I’m not used to having Bree agree with me. It felt wrong. It made me second-guess myself. It has been a long time since she betrayed me and set about destroying every part of my social life, but my defenses still come up every time I’m around her. I keep looking for the knife in her hands coming at my back, but it’s not there. I don’t know where she’s keeping it or when she’ll decide to get it out again. I have accepted that I can’t read her at all.

“Okay, thanks,” I said. “How are things up here?”

I haven’t been up to the room where Masterson has Sally esconced. He’s always prowling around up there, always ready to growl at me, and I haven’t wanted to face him. I hoped that Sally would forgive me. At the same time, I wanted to tell her about the pregnancy. I wanted to talk to someone who understands what it’s like to carry a baby in the After.

At first, the two of them fobbed me off, telling me that things were fine. I asked about Sally specifically, how she was and if we were likely to see her any time soon. Bree and Mira exchanged a glance, weighing up how much to tell me.

“David says she’s depressed,” Bree said.

I restrained the reflex to bridle at her use of the familiar name; no-one except Sally calls him that. Most of the group doesn’t even know his full name – he’s just Masterson or the doctor. I wanted to ask her if she was screwing him too, but the words didn’t quite make it to my teeth.

“He says it’s hormones,” Mira added. “And the infection.”

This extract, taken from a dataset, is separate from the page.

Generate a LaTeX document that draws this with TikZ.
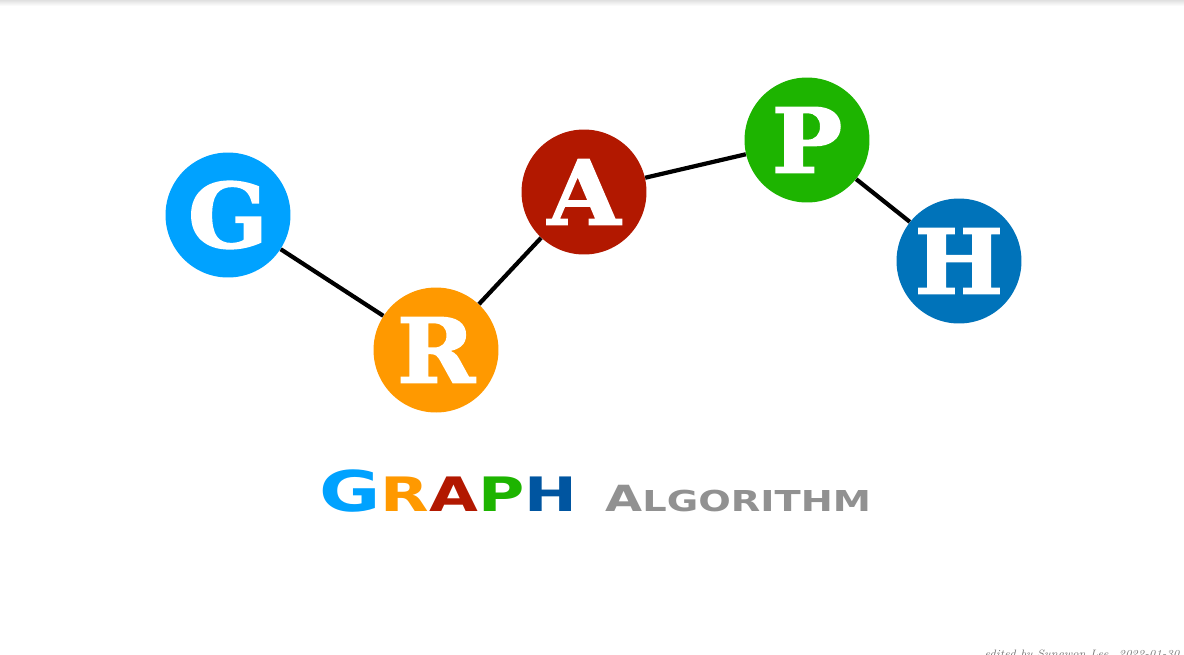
\documentclass[tikz,border=0pt]{standalone}
\usepackage{fontspec}
\setmainfont{Latin Modern Roman}
\newfontfamily\slabfont{DejaVu Serif}[BoldFont={DejaVu Serif Bold},BoldFeatures={FakeBold=1.6,FakeStretch=1.05}]
\newfontfamily\graphfont{DejaVu Sans Bold}[FakeStretch=1.33]
\newfontfamily\algofont{DejaVu Sans Bold}[FakeStretch=1.33]
\definecolor{cG}{RGB}{0,162,255}
\definecolor{cR}{RGB}{255,153,0}
\definecolor{cA}{RGB}{178,24,0}
\definecolor{cP}{RGB}{29,180,0}
\definecolor{cH}{RGB}{0,115,186}
\definecolor{cT}{RGB}{0,85,160}
\definecolor{cGrey}{RGB}{145,145,145}
\tikzset{
  ball/.style={circle, minimum size=2.5cm, inner sep=0pt, text=white,
    font=\slabfont\bfseries\fontsize{51}{51}\selectfont},
  edge/.style={line width=2.4pt, black},
}
\begin{document}
\begin{tikzpicture}[x=0.02cm,y=-0.02cm]
\useasboundingbox (0,0) rectangle (1184,654);
\clip (0,0) rectangle (1184,654);
\fill[white] (0,0) rectangle (1184,654);
\shade[top color=black!12, bottom color=white] (0,0) rectangle (1184,6);
% nodes
\node[ball, fill=cG] (g) at (228,215) {G};
\node[ball, fill=cR] (r) at (436,350) {R};
\node[ball, fill=cA] (a) at (584,192) {A};
\node[ball, fill=cP] (p) at (807,140) {P};
\node[ball, fill=cH] (h) at (959,261) {H};
\draw[edge] (g) -- (r);
\draw[edge] (r) -- (a);
\draw[edge] (a) -- (p);
\draw[edge] (p) -- (h);
% title
\node[anchor=base west, inner sep=0pt, font=\graphfont\fontsize{27}{27}\selectfont] (t1) at (319,511)
  {{\color{cG}\fontsize{32}{32}\selectfont G}{\color{cR}R}{\color{cA}A}{\color{cP}P}{\color{cT}H}};
\node[anchor=base west, inner sep=0pt, text=cGrey, font=\algofont\fontsize{16.4}{16.4}\selectfont] (t2) at (605,511)
  {{\fontsize{20.5}{20.5}\selectfont A}LGORITHM};
% footer
\node[anchor=base east, inner sep=0pt, text=black!55,
  font=\itshape\fontsize{6.1}{6.1}\selectfont] (f) at (1180,657) {edited by Sungwon Lee. 2022-01-30};
\end{tikzpicture}
\end{document}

“She had an infection, after Felix was born,” Bree said. So, the name had stuck to the baby. I was glad about that, but worried by the rest. “David says it’s not uncommon. She was really sick for a while, but she’s over that now. He says she’s recovering, but now there’s post-natal depression to deal with.” She hesitated for a beat. “I don’t think we have any drugs for that.”

There wasn’t much for me to say. I told them to let me know if they needed anything, for her or the baby. They nodded and agreed in that offhand way that says they don’t expect to ever take me up on that. I left with empty hands and empty offers.

Bree has recovered from Warren’s attack, but Conroy hasn’t been so lucky. The lump on his head is shrinking slowly and his eyes are no longer uneven and out of focus, but there’s damage we can’t see. He doesn’t remember the incident at all, and he lost a few days before that, too. He has trouble recalling things now – if you ask him to do something, he’ll go off to do it, but when he’s finished, he sometimes forgets who asked him. Sometimes he forgets what he was supposd to do when he gets to his destination.

As far as I know, the doctor hasn’t put a label on it. Conroy is keeping to himself about it; I think he forgets more than he lets on. He’s scared to admit what’s really going on inside that skull of his and I don’t blame him: he’s lost something fundamental and he doesn’t know if he’ll get it back.

I don’t know anything about this kind of thing: all I know is that it’s complicated and no-one really understands it fully. Maybe it’s possible for him to heal. Maybe all he needs is time. Hopefully we can give him that much.

In the meantime, Kostoya is keeping a close eye on him. The biochemist is always nearby, chivvying Conroy on in his work, asking questions and wondering if he’s done yet. His questions are layered with reminders about what they’re doing; I’m not sure, but I think he’s doing it on purpose. If Conroy has noticed, he hasn’t said anything.

Maybe if no-one mentions it, they can carry on as if nothing has truly changed. As solutions go, that one’s pretty painless for everyone involved.

I wish there were more solutions like that for us. ‘Painless’ isn’t a word that I have had much chance to throw around. We make it work whatever way we can, and I guess that’s what matters.